If that is what I believed, I’d say yes. But I can prove that’s not what Paul is saying. First, the word culture is never used. Second, I don’t dismiss being against women preachers based on 1 Cor. 14 being just a “cultural issue” because 1 Cor. 14 is speaking specifically of the women disobeying 1 Cor. 11. Why would he say you can speak, only then to prohibit all speech? It’s these disobedient women who are prohibited.
Further, non-Apostolics agree it’s not merely cultural but about God’s “creative order.” R.C. Sproul said, “…the thing that is most astonishing here is that he appeals to creation, not to Corinth. If anything transcends local custom it is those things that are rooted and ordered in creation. That’s why I’m very frightened to be loose with this passage.” I could list others but a growing consensus admits the context shows one cannot say Paul is just addressing Corinthian culture; it’s about God’s creative order and distinction in sexes for all times and places.

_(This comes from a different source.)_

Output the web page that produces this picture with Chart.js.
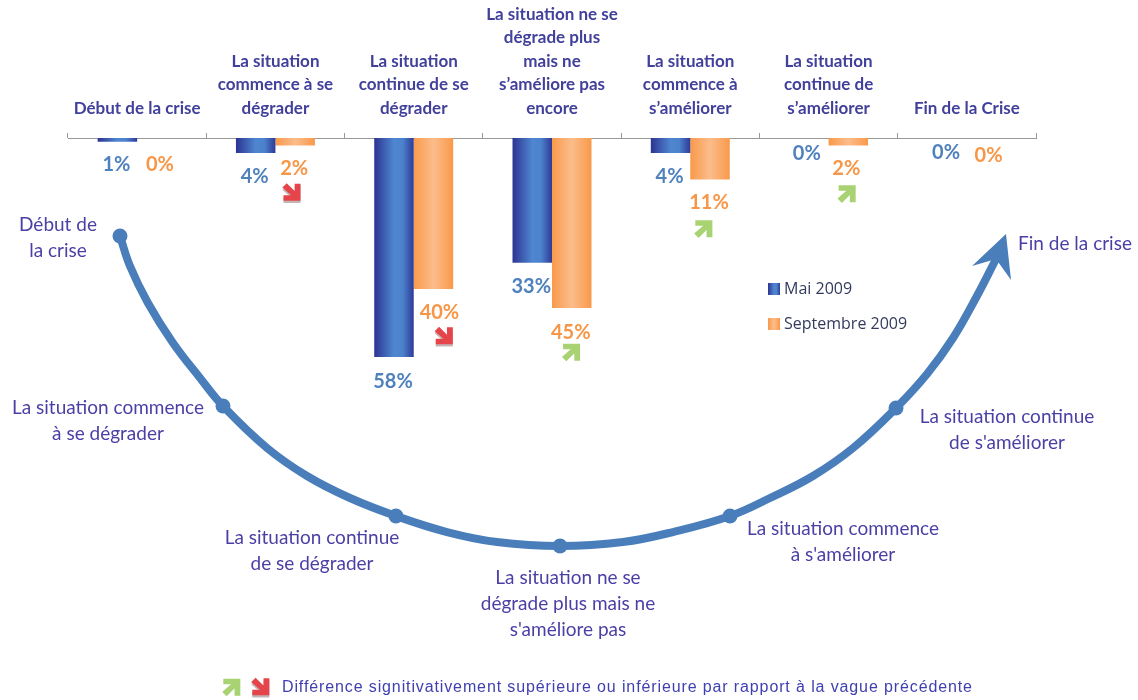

Some suggest that veiling women was a cultural norm in Corinth and back then pagan worshippers rejected this practice out of rebellion against “the establishment.” So they suggest Paul was admonishing women to wear veils, and men not to, so they’d not be identified with the rebellious cross-dressing practices of these pagans. But remember, culture and cloth are never used. So we must let the Bible interpret “covering.” Paul says it’s her hair. Even G. Kittle proves it cannot be a cloth veil saying, “…it is quite wrong that Greek women were under… compulsion to wear a veil in public. …veiling was not a general custom; it was Jewish.” Also, all the existing archeological evidence shows at this time in Greek culture they did not wear veils until later under Catholicism!

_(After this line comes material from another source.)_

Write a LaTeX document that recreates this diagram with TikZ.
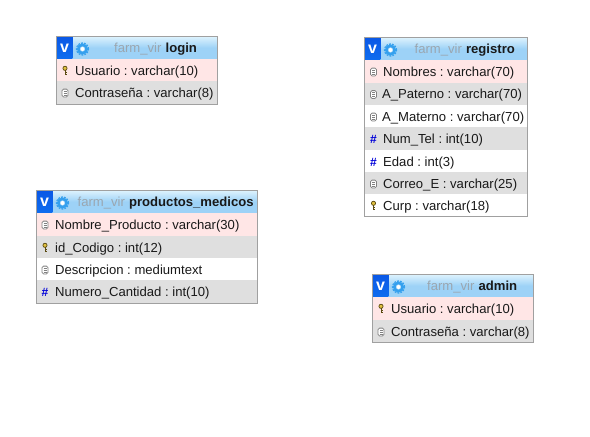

Some would still object saying not one single early church writer ever wrote that 1 Cor. 11 taught strictly “uncut hair.” Really? The early church passed a law in 390 AD where the Emperor decreed, “Women who shall have shorn hair contrary to divine and human laws… should be barred from the doors of a church” (Salisburg 105). In fact, the early church’s interpretation of Paul’s use of komáo and kóme is remarkably uniform. In no case are these words taken to refer to hair that is “long” and yet “cut.” The consistent understanding that emerges from all the records is that men are not to have uncut hair and women are to have uncut hair. Examples include: The Synod of Gangra; Severian of Gabala; Augustine, in Of the Work of Monks; Epiphanius of Salamis.
So the reasons we believe in “uncut” hair as the veil for women is based on: the context of 1 Cor. 11, the clear Greek words, the uniformity of early church interpretation, and all the archeology evidence which shows our position correct.